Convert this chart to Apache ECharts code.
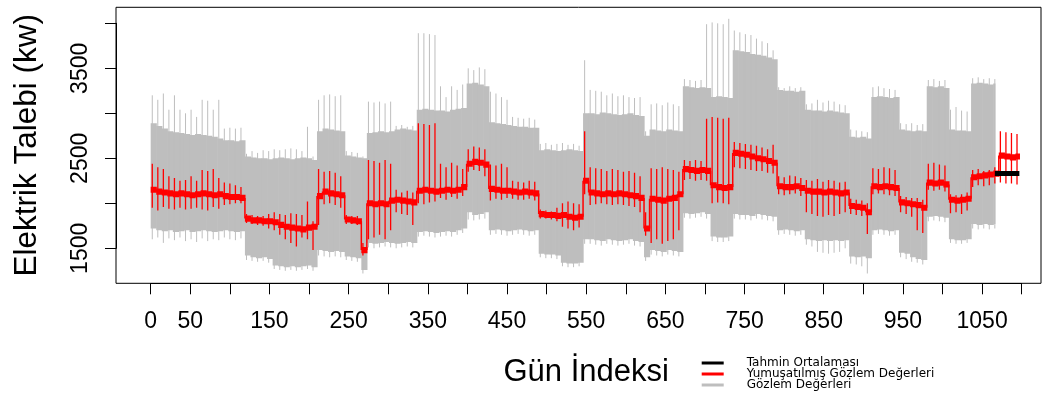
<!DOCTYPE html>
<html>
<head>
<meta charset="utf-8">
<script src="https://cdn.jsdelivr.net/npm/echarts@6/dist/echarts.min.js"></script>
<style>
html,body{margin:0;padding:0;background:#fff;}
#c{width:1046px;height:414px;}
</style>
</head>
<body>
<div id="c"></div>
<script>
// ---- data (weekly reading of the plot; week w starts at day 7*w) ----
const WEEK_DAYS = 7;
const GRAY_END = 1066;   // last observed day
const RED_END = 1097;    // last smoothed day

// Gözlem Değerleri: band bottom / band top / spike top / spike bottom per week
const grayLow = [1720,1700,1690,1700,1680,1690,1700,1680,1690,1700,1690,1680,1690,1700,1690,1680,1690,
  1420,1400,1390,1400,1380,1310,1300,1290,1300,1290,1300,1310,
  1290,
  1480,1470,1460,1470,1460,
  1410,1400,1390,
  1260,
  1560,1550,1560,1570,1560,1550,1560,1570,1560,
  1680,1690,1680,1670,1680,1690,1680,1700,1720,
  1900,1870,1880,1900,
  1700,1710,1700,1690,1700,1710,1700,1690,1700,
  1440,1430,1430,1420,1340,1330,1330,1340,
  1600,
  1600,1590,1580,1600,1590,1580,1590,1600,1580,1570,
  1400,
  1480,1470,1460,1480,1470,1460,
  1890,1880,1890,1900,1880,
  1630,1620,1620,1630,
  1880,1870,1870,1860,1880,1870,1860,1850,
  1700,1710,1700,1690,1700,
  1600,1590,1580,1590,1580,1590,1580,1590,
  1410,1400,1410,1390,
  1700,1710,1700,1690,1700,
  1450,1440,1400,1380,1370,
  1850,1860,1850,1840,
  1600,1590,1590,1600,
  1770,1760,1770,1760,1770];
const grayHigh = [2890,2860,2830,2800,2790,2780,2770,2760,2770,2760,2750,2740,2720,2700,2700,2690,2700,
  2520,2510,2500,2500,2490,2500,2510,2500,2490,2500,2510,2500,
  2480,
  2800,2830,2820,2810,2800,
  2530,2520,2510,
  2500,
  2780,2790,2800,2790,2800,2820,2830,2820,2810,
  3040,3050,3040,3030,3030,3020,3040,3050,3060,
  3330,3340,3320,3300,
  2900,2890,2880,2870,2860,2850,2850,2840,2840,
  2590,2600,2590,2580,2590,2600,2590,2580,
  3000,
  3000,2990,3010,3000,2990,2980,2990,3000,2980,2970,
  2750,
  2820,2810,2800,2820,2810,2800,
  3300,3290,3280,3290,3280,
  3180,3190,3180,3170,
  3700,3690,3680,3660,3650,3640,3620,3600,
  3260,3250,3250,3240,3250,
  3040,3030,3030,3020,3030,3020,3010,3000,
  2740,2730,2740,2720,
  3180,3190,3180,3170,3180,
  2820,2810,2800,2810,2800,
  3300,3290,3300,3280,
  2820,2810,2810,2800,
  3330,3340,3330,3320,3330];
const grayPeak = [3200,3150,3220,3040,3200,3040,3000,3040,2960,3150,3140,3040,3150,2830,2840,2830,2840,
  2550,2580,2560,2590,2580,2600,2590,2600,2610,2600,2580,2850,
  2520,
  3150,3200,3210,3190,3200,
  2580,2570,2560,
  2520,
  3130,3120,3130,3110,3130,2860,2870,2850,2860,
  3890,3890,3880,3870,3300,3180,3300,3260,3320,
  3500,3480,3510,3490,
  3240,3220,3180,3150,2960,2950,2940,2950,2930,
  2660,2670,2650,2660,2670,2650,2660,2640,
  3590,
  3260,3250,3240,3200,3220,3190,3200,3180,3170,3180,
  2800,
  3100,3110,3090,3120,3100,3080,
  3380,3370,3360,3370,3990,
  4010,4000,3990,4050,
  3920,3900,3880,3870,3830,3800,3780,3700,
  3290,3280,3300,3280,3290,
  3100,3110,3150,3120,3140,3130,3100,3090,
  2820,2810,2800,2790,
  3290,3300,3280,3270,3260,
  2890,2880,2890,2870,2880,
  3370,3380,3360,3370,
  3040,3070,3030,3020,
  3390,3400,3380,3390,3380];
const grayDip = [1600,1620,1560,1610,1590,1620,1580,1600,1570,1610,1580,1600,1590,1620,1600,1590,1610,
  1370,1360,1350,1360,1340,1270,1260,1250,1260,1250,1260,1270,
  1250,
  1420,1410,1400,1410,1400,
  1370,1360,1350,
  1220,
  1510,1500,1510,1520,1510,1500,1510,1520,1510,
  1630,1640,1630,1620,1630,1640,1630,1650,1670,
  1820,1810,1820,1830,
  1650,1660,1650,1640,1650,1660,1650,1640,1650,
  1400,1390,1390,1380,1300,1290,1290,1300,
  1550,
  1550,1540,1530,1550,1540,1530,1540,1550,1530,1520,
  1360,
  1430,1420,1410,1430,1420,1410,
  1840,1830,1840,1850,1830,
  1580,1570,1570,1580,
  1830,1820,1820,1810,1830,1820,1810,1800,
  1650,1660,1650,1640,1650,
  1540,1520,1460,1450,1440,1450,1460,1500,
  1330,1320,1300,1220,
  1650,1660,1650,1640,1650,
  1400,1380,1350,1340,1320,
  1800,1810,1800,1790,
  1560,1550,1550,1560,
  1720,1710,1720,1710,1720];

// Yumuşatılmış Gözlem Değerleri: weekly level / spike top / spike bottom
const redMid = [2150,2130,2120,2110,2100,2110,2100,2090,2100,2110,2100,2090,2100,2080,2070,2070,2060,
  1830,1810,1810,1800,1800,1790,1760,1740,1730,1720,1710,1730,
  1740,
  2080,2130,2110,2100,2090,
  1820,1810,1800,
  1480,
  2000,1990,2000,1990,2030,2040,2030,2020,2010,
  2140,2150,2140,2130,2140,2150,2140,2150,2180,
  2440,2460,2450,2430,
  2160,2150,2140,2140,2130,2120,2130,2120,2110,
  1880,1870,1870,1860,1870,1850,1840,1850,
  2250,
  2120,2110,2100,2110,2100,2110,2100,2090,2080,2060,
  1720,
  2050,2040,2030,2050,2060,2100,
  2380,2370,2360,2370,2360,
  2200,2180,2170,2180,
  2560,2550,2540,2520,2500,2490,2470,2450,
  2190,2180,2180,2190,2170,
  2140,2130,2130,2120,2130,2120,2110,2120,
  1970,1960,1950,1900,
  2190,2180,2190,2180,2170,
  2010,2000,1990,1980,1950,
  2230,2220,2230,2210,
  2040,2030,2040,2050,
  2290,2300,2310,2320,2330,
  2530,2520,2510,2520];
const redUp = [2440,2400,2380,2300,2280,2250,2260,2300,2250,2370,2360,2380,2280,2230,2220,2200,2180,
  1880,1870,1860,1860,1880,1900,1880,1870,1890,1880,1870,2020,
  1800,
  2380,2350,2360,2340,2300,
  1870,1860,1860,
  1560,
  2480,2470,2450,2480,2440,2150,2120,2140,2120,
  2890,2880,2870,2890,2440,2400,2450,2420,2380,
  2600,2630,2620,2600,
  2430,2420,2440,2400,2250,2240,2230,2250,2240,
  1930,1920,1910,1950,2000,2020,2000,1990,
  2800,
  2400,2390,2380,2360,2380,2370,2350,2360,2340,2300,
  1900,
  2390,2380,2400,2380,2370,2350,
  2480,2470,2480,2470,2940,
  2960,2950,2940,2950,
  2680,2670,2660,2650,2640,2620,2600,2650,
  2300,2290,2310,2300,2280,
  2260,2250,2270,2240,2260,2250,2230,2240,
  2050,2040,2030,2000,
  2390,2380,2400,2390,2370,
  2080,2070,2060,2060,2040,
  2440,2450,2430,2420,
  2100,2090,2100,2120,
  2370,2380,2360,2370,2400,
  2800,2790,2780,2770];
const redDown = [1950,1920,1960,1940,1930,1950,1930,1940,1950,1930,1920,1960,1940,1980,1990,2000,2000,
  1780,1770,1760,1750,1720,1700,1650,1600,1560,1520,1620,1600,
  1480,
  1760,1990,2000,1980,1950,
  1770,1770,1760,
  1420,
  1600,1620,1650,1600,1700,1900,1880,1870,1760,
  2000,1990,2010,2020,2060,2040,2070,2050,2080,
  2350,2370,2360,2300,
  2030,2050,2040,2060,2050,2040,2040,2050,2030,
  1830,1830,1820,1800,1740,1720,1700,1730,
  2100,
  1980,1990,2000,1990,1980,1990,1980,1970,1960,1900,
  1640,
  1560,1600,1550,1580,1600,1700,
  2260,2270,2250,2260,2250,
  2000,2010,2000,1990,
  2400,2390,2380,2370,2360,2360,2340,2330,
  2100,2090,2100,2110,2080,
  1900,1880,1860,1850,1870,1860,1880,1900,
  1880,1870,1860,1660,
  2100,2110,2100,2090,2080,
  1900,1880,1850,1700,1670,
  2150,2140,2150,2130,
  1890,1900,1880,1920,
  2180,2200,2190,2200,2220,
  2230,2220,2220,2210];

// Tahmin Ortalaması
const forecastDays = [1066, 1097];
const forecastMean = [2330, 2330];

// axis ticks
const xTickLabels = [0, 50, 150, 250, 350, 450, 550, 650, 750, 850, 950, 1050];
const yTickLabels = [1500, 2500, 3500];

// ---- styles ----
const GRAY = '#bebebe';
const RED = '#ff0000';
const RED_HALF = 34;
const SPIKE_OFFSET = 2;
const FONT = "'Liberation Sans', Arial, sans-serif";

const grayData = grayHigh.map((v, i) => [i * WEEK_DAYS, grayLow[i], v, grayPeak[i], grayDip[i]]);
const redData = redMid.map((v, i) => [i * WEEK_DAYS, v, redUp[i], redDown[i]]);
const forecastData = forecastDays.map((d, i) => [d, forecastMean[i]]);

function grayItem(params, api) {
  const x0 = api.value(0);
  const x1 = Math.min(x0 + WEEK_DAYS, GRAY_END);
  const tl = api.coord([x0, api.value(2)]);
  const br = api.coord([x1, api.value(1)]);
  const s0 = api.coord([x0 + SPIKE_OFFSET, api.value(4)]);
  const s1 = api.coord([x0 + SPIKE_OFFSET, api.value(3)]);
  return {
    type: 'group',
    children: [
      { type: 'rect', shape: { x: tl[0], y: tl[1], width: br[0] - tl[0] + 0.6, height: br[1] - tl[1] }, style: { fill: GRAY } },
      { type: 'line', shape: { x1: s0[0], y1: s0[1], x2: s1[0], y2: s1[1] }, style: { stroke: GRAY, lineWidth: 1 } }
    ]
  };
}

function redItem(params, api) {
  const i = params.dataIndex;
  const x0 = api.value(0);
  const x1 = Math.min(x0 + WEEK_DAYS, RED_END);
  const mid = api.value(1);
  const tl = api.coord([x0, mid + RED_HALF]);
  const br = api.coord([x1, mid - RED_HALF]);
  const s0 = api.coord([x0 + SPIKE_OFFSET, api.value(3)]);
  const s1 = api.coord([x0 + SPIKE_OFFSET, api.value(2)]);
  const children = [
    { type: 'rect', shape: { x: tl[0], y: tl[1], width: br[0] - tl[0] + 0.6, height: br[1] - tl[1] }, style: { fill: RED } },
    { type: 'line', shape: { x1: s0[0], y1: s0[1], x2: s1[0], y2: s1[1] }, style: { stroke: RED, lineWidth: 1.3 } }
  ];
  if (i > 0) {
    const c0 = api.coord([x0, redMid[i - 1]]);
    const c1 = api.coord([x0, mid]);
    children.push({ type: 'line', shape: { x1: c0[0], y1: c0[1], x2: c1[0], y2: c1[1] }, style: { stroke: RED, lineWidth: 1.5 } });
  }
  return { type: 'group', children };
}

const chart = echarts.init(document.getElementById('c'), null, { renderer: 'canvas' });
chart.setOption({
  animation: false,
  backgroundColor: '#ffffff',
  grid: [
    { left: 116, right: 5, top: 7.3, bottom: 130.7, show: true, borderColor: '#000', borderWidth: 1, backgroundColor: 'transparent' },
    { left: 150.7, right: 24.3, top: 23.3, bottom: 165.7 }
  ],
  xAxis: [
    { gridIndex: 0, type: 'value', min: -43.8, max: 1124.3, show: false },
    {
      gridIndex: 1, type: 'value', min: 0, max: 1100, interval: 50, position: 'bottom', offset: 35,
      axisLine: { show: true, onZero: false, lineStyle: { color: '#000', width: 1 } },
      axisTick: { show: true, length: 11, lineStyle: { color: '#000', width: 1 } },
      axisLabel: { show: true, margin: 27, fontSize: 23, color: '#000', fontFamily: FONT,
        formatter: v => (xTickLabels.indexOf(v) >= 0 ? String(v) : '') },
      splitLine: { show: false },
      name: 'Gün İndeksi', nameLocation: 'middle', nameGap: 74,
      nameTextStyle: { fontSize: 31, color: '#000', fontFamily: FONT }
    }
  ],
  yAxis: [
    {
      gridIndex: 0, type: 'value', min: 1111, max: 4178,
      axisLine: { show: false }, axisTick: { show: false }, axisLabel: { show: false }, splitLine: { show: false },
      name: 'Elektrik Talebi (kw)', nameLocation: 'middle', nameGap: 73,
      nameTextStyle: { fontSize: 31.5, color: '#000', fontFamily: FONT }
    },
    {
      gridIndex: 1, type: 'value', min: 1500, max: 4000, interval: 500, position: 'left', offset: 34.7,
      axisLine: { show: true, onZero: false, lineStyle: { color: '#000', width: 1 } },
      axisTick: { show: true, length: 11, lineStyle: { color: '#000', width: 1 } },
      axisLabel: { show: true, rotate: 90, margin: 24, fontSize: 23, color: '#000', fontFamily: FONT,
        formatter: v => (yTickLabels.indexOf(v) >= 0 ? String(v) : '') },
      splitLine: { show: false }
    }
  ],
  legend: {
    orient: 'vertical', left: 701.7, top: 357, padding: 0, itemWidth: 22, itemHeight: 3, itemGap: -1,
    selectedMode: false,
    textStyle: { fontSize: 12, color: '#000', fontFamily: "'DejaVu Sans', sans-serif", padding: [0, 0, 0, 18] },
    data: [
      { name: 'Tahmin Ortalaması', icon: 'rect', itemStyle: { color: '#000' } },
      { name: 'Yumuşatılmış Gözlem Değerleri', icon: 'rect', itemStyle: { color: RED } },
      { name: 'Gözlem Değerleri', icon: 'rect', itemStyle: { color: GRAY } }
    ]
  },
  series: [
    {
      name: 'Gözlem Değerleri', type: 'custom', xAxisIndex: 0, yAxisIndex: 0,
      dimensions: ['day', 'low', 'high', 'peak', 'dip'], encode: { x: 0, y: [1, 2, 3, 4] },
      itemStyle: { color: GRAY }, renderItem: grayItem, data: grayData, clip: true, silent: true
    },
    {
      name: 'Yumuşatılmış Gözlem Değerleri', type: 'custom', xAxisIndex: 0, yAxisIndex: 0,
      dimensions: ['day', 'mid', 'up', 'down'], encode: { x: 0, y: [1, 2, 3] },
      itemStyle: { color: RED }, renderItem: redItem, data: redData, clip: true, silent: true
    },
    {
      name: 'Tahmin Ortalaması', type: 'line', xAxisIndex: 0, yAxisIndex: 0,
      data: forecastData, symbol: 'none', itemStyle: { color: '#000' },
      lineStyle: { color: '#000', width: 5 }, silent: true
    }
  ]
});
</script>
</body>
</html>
──────────────────────────────
### EXERCISE DIRECTIONS
Reproduce the material above from its first line through the line containing "const RED_END = 1097;", both ends included, and skip every picture.

### REPLY
Convert this chart to Apache ECharts code.
<!DOCTYPE html>
<html>
<head>
<meta charset="utf-8">
<script src="https://cdn.jsdelivr.net/npm/echarts@6/dist/echarts.min.js"></script>
<style>
html,body{margin:0;padding:0;background:#fff;}
#c{width:1046px;height:414px;}
</style>
</head>
<body>
<div id="c"></div>
<script>
// ---- data (weekly reading of the plot; week w starts at day 7*w) ----
const WEEK_DAYS = 7;
const GRAY_END = 1066;   // last observed day
const RED_END = 1097;    // last smoothed day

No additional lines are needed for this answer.